We’ve already seen how difficult it is for traditional TV brands to survive without alternative revenue streams. Panasonic exited several markets before returning through partnerships. Sharp, Toshiba, and Pioneer largely exited the premium TV race.

Margins are razor thin.

Data monetization isn’t greed layered on top of massive profits. It’s often the difference between surviving and exiting the category.

That doesn’t make it morally comfortable.

But it explains the behavior.


So what’s the right balance?

We’re entering a new phase in the smart TV era.

Consumers are more aware.

Regulators are more aggressive.

Manufacturers are financially squeezed.

The future likely includes:

  • Clearer disclosures

  • Simplified opt-out settings

  • Stronger regional privacy enforcement

  • More transparent monetization policies

Personally?

I’d rather opt out.

I’d rather navigate a few extra clicks and turn off ACR.

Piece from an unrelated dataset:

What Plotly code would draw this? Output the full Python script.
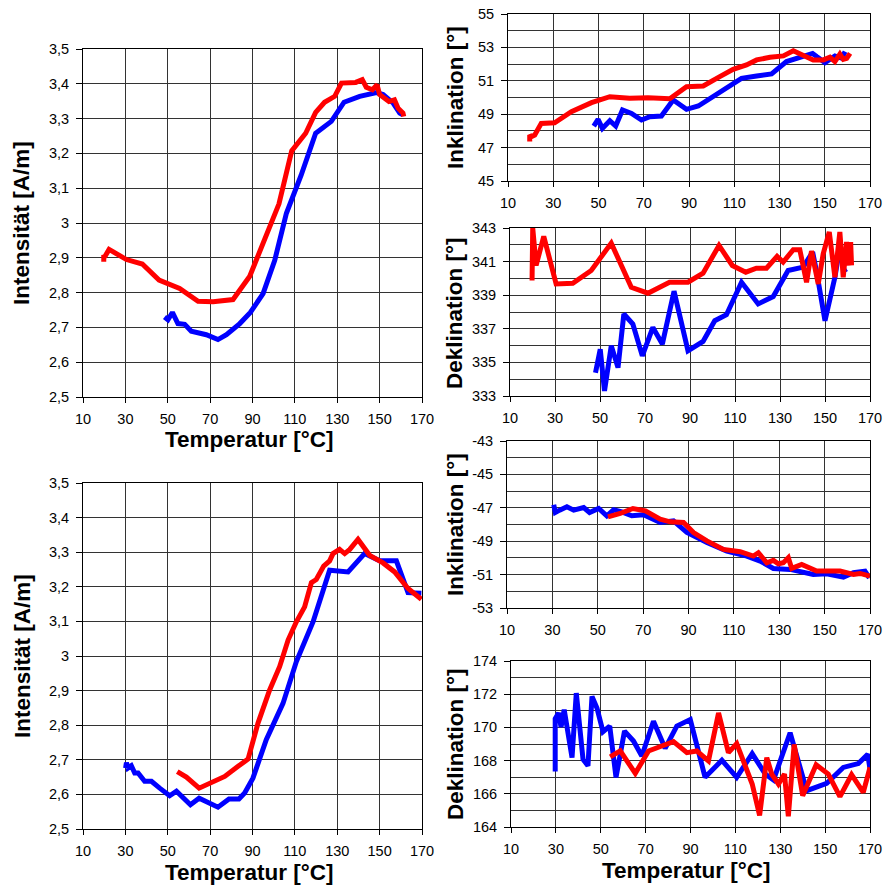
import plotly.graph_objects as go

# ---------------- data ----------------
# Top-left: Intensität
tl_blue_T = [48.5, 50.1, 52.2, 54.8, 58.0, 61.1, 68.2, 73.7, 77.7, 84.0, 89.0, 95.0, 100.5, 106.0, 113.0, 119.8, 127.2, 133.2, 140.6, 148.5, 151.6, 156.3, 159.5, 161.0]
tl_blue_v = [2.730, 2.722, 2.743, 2.711, 2.709, 2.689, 2.679, 2.665, 2.679, 2.711, 2.743, 2.797, 2.893, 3.028, 3.138, 3.258, 3.292, 3.347, 3.364, 3.375, 3.369, 3.345, 3.316, 3.311]
tl_red_T = [19.8, 19.8, 20.2, 22.3, 30.5, 38.0, 45.9, 55.6, 64.3, 71.4, 80.8, 88.7, 95.0, 102.5, 108.5, 115.1, 119.8, 124.0, 128.8, 132.0, 138.7, 141.8, 143.7, 146.6, 148.8, 150.0, 154.4, 157.0, 158.7, 161.0, 161.4]
tl_red_v = [2.889, 2.908, 2.902, 2.924, 2.895, 2.882, 2.836, 2.812, 2.775, 2.774, 2.780, 2.847, 2.941, 3.055, 3.207, 3.258, 3.318, 3.347, 3.364, 3.402, 3.404, 3.412, 3.390, 3.383, 3.397, 3.369, 3.349, 3.354, 3.330, 3.316, 3.306]

# Bottom-left: Intensität
bl_blue_T = [30.1, 30.5, 31.2, 32.8, 34.4, 36.0, 39.1, 42.3, 46.2, 50.9, 54.1, 60.7, 64.8, 69.0, 73.7, 78.9, 83.6, 86.3, 90.2, 96.5, 104.4, 110.7, 118.6, 126.4, 135.1, 142.9, 150.0, 157.9, 163.4, 169.7]
bl_blue_v = [2.676, 2.692, 2.676, 2.683, 2.662, 2.662, 2.638, 2.638, 2.618, 2.596, 2.609, 2.570, 2.589, 2.575, 2.563, 2.587, 2.587, 2.604, 2.647, 2.758, 2.863, 2.984, 3.099, 3.248, 3.243, 3.296, 3.275, 3.275, 3.183, 3.181]
bl_red_T = [54.5, 58.8, 64.8, 70.6, 76.9, 83.2, 87.9, 92.6, 98.1, 102.8, 106.8, 110.7, 114.6, 117.8, 120.1, 123.6, 126.4, 128.0, 131.1, 133.5, 135.9, 139.8, 145.3, 151.6, 157.1, 163.4, 169.7]
bl_red_v = [2.666, 2.650, 2.618, 2.633, 2.652, 2.681, 2.702, 2.806, 2.902, 2.969, 3.046, 3.099, 3.142, 3.212, 3.221, 3.260, 3.275, 3.296, 3.308, 3.296, 3.308, 3.337, 3.291, 3.269, 3.243, 3.195, 3.164]

# Top-right: Inklination
ti_blue_T = [47.9, 49.8, 51.7, 55.0, 57.6, 60.6, 64.6, 69.0, 72.7, 77.8, 83.0, 88.9, 94.1, 100.7, 106.6, 113.2, 119.9, 126.5, 133.1, 139.0, 144.6, 146.4, 150.1, 154.5, 157.5, 159.0]
ti_blue_v = [48.29, 48.69, 48.15, 48.61, 48.29, 49.25, 49.05, 48.65, 48.85, 48.89, 49.85, 49.29, 49.49, 50.05, 50.55, 51.15, 51.29, 51.41, 52.15, 52.41, 52.64, 52.45, 52.09, 52.49, 52.35, 52.75]
ti_red_T = [19.6, 19.6, 20.3, 21.8, 24.7, 30.6, 38.0, 46.9, 55.0, 63.8, 71.9, 81.5, 88.9, 96.3, 103.6, 109.5, 115.4, 119.9, 125.8, 129.5, 131.7, 136.1, 140.5, 144.9, 149.4, 152.3, 154.5, 156.7, 158.2, 159.7, 161.2]
ti_red_v = [47.36, 47.75, 47.65, 47.75, 48.45, 48.49, 49.15, 49.69, 50.05, 49.95, 49.99, 49.93, 50.65, 50.69, 51.25, 51.69, 51.95, 52.25, 52.41, 52.49, 52.49, 52.80, 52.54, 52.25, 52.25, 52.41, 52.15, 52.60, 52.29, 52.35, 52.64]

# Top-right: Deklination
td_blue_T = [48.0, 50.1, 52.0, 55.0, 58.0, 60.6, 64.6, 68.8, 73.5, 77.7, 82.9, 89.1, 95.8, 101.0, 106.2, 112.9, 120.3, 127.0, 133.6, 140.3, 144.5, 146.3, 150.0, 154.4, 156.6, 158.4, 159.6]
td_blue_v = [334.39, 335.79, 333.30, 335.99, 334.69, 337.88, 337.28, 335.39, 337.08, 336.09, 339.24, 335.69, 336.25, 337.48, 337.84, 339.77, 338.48, 338.92, 340.47, 340.67, 341.57, 340.37, 337.48, 340.07, 341.86, 340.47, 340.57]
td_red_T = [19.8, 20.1, 21.6, 25.0, 30.5, 37.9, 46.1, 55.0, 63.9, 71.3, 80.9, 89.1, 95.8, 102.9, 108.8, 114.8, 119.5, 124.0, 128.7, 131.4, 135.9, 138.8, 141.8, 144.0, 147.0, 149.2, 151.9, 154.4, 156.6, 158.1, 159.6, 160.8, 161.4, 161.8]
td_red_v = [339.87, 343.00, 340.77, 342.50, 339.67, 339.71, 340.47, 342.10, 339.47, 339.12, 339.77, 339.77, 340.31, 341.96, 340.77, 340.37, 340.61, 340.61, 341.31, 340.97, 341.71, 341.71, 339.77, 341.63, 339.67, 341.47, 342.76, 340.07, 342.76, 340.07, 342.16, 340.77, 342.16, 340.77]

# Bottom-right: Inklination
bi_blue_T = [30.6, 31.3, 33.2, 36.4, 39.4, 43.8, 46.4, 50.4, 54.0, 57.0, 60.6, 65.0, 70.2, 77.5, 83.4, 89.3, 98.1, 106.9, 115.7, 121.6, 127.4, 134.8, 145.0, 150.9, 158.3, 162.7, 167.8, 169.7]
bi_blue_v = [-46.82, -47.28, -47.14, -46.94, -47.14, -46.98, -47.28, -47.04, -47.48, -47.12, -47.24, -47.48, -47.42, -47.88, -47.78, -48.48, -49.08, -49.59, -49.89, -50.19, -50.63, -50.69, -50.99, -50.95, -51.15, -50.89, -50.79, -51.19]
bi_red_T = [54.5, 59.9, 65.5, 71.0, 77.5, 81.9, 87.8, 92.2, 98.1, 105.4, 112.8, 118.6, 120.8, 124.5, 127.4, 129.6, 131.8, 134.0, 135.5, 139.9, 146.5, 153.1, 156.8, 162.7, 165.6, 170.0]
bi_red_v = [-47.54, -47.34, -47.04, -47.18, -47.68, -47.84, -47.88, -48.48, -48.98, -49.49, -49.63, -49.89, -49.69, -50.29, -50.15, -50.35, -50.29, -49.99, -50.63, -50.39, -50.79, -50.75, -50.79, -50.99, -50.93, -51.09]

# Bottom-right: Deklination
bd_blue_T = [29.7, 29.7, 31.2, 32.3, 33.7, 37.2, 39.1, 42.1, 44.3, 46.1, 48.3, 51.0, 54.0, 56.8, 60.6, 64.6, 68.3, 73.5, 78.7, 83.9, 89.9, 96.5, 104.0, 110.6, 117.5, 123.3, 127.0, 134.4, 141.8, 150.7, 158.1, 164.8, 169.0, 170.0]
bd_blue_v = [167.35, 170.53, 170.87, 170.02, 171.07, 168.18, 172.07, 168.08, 167.69, 171.87, 171.17, 169.74, 170.08, 166.99, 169.78, 169.18, 168.28, 170.37, 168.74, 170.08, 170.47, 166.99, 168.02, 166.99, 168.42, 167.19, 166.83, 169.68, 166.19, 166.63, 167.59, 167.82, 168.38, 167.49]
bd_red_T = [54.2, 58.7, 65.4, 71.3, 77.2, 82.4, 88.4, 92.8, 98.0, 102.5, 106.9, 110.6, 117.5, 120.8, 124.0, 126.2, 129.2, 131.9, 133.6, 136.2, 140.0, 146.0, 151.4, 156.6, 161.8, 167.0, 170.0]
bd_red_v = [168.22, 168.58, 167.23, 168.58, 168.88, 169.14, 168.48, 168.58, 167.98, 170.87, 168.48, 169.02, 166.59, 164.70, 168.18, 167.19, 166.59, 167.19, 164.64, 168.98, 165.89, 167.75, 167.19, 165.83, 167.15, 166.09, 167.59]

# tick labels
x_ticks = [10, 30, 50, 70, 90, 110, 130, 150, 170]
int_ticks = [2.5, 2.6, 2.7, 2.8, 2.9, 3.0, 3.1, 3.2, 3.3, 3.4, 3.5]
int_labels = ["2,5", "2,6", "2,7", "2,8", "2,9", "3", "3,1", "3,2", "3,3", "3,4", "3,5"]
inc_top_ticks = [45, 47, 49, 51, 53, 55]
dec_top_ticks = [333, 335, 337, 339, 341, 343]
inc_bot_ticks = [-53, -51, -49, -47, -45, -43]
dec_bot_ticks = [164, 166, 168, 170, 172, 174]

xtitle = "Temperatur [°C]"
int_title = "Intensität [A/m]"
inc_title = "Inklination [°]"
dec_title = "Deklination [°]"

# ---------------- layout ----------------
W, H = 885, 886
FONT = "Liberation Sans, Arial, sans-serif"
BLUE, RED = "#0000FF", "#FF0000"
LW = 5

def xd(a, b):
    return [a / W, b / W]

def yd(top, bottom):
    return [1 - bottom / H, 1 - top / H]

panels = [
    ((83, 422), (49, 397), [2.5, 3.5], int_ticks, int_labels, None,
     (tl_blue_T, tl_blue_v), (tl_red_T, tl_red_v)),
    ((83, 422), (483, 829), [2.5, 3.5], int_ticks, int_labels, None,
     (bl_blue_T, bl_blue_v), (bl_red_T, bl_red_v)),
    ((508, 870), (14, 181), [45, 55], inc_top_ticks, [str(v) for v in inc_top_ticks], 1,
     (ti_blue_T, ti_blue_v), (ti_red_T, ti_red_v)),
    ((510, 870), (228, 396), [333, 343], dec_top_ticks, [str(v) for v in dec_top_ticks], 1,
     (td_blue_T, td_blue_v), (td_red_T, td_red_v)),
    ((507, 870), (441, 608), [-53, -43], inc_bot_ticks, [str(v) for v in inc_bot_ticks], 1,
     (bi_blue_T, bi_blue_v), (bi_red_T, bi_red_v)),
    ((511, 870), (661, 827), [164, 174], dec_bot_ticks, [str(v) for v in dec_bot_ticks], 1,
     (bd_blue_T, bd_blue_v), (bd_red_T, bd_red_v)),
]

fig = go.Figure()
layout = dict(
    width=W, height=H,
    margin=dict(l=0, r=0, t=0, b=0, pad=0, autoexpand=False),
    paper_bgcolor="white", plot_bgcolor="white",
    showlegend=False,
    font=dict(family=FONT, size=14.5, color="black"),
)

GRID = "#333333"
for i, (xpx, ypx, yr, tv, tt, minor, blue, red) in enumerate(panels):
    n = "" if i == 0 else str(i + 1)
    xa = "x" + n
    ya = "y" + n
    layout["xaxis" + n] = dict(
        domain=xd(*xpx), anchor=ya, range=[10, 170],
        tickvals=x_ticks, ticktext=[str(v) for v in x_ticks],
        showgrid=True, gridcolor=GRID, gridwidth=1,
        showline=True, linecolor="black", linewidth=1, mirror=True,
        ticks="outside", ticklen=5, tickcolor="black", ticklabelstandoff=4,
        zeroline=False, fixedrange=True, automargin=False,
        tickfont=dict(family=FONT, size=14.5, color="black"),
    )
    yax = dict(
        domain=yd(*ypx), anchor=xa, range=yr,
        tickvals=tv, ticktext=tt,
        showgrid=True, gridcolor=GRID, gridwidth=1,
        showline=True, linecolor="black", linewidth=1, mirror=True,
        ticks="outside", ticklen=6, tickcolor="black", ticklabelstandoff=4,
        zeroline=False, fixedrange=True, automargin=False,
        tickfont=dict(family=FONT, size=14.5, color="black"),
    )
    if minor:
        yax["minor"] = dict(dtick=minor, tick0=yr[0], showgrid=True,
                            gridcolor=GRID, gridwidth=1, ticks="")
    layout["yaxis" + n] = yax
    fig.add_trace(go.Scatter(x=blue[0], y=blue[1], mode="lines", xaxis=xa, yaxis=ya,
                             line=dict(color=BLUE, width=LW), cliponaxis=True))
    fig.add_trace(go.Scatter(x=red[0], y=red[1], mode="lines", xaxis=xa, yaxis=ya,
                             line=dict(color=RED, width=LW), cliponaxis=True))

TF = dict(family=FONT, size=22.5, color="black")
ann = []
def text_at(x, y, s, angle=0):
    ann.append(dict(x=x / W, y=1 - y / H, xref="paper", yref="paper", text="<b>%s</b>" % s,
                    showarrow=False, textangle=angle, font=TF,
                    xanchor="center", yanchor="middle"))

text_at(249, 439, xtitle)
text_at(249, 872, xtitle)
text_at(686, 870, xtitle)
text_at(22, 223, int_title, -90)
text_at(22, 656, int_title, -90)
text_at(455, 98, inc_title, -90)
text_at(455, 313, dec_title, -90)
text_at(455, 525, inc_title, -90)
text_at(455, 744, dec_title, -90)
layout["annotations"] = ann

fig.update_layout(**layout)
fig.write_html("out.html", config={"displayModeBar": False, "staticPlot": True},
               post_script="document.body.style.margin='0';document.body.style.overflow='hidden';")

But I also understand that my 77-inch TV didn’t get to my living room at its price point purely through hardware margins.

We’re living in a connected-device economy.

Privacy is negotiable—but only if we demand clarity.


The bigger question

Is this a trade-off we’re willing to live with?

Ultra-affordable, feature-rich TVs subsidized by data and ads?

Or higher-priced hardware with stricter data boundaries?

There’s no free lunch.

And unless consumers are prepared to pay more at checkout, manufacturers will continue looking for revenue streams after the sale.

That doesn’t mean surveillance should be unchecked.

It means the conversation needs nuance.

Because this isn’t just about five companies in Texas.

It’s about how the entire connected home ecosystem operates.

And the TV on your wall is just one screen in a much larger data economy.

The real solution isn’t panic.

It’s awareness.

Check your settings.

Understand your devices.

Decide what you’re comfortable with.

And recognize that in 2026, the most valuable commodity in consumer electronics isn’t panel technology.

It’s data.

The question is: how much of yours are you willing to trade for a cheaper TV?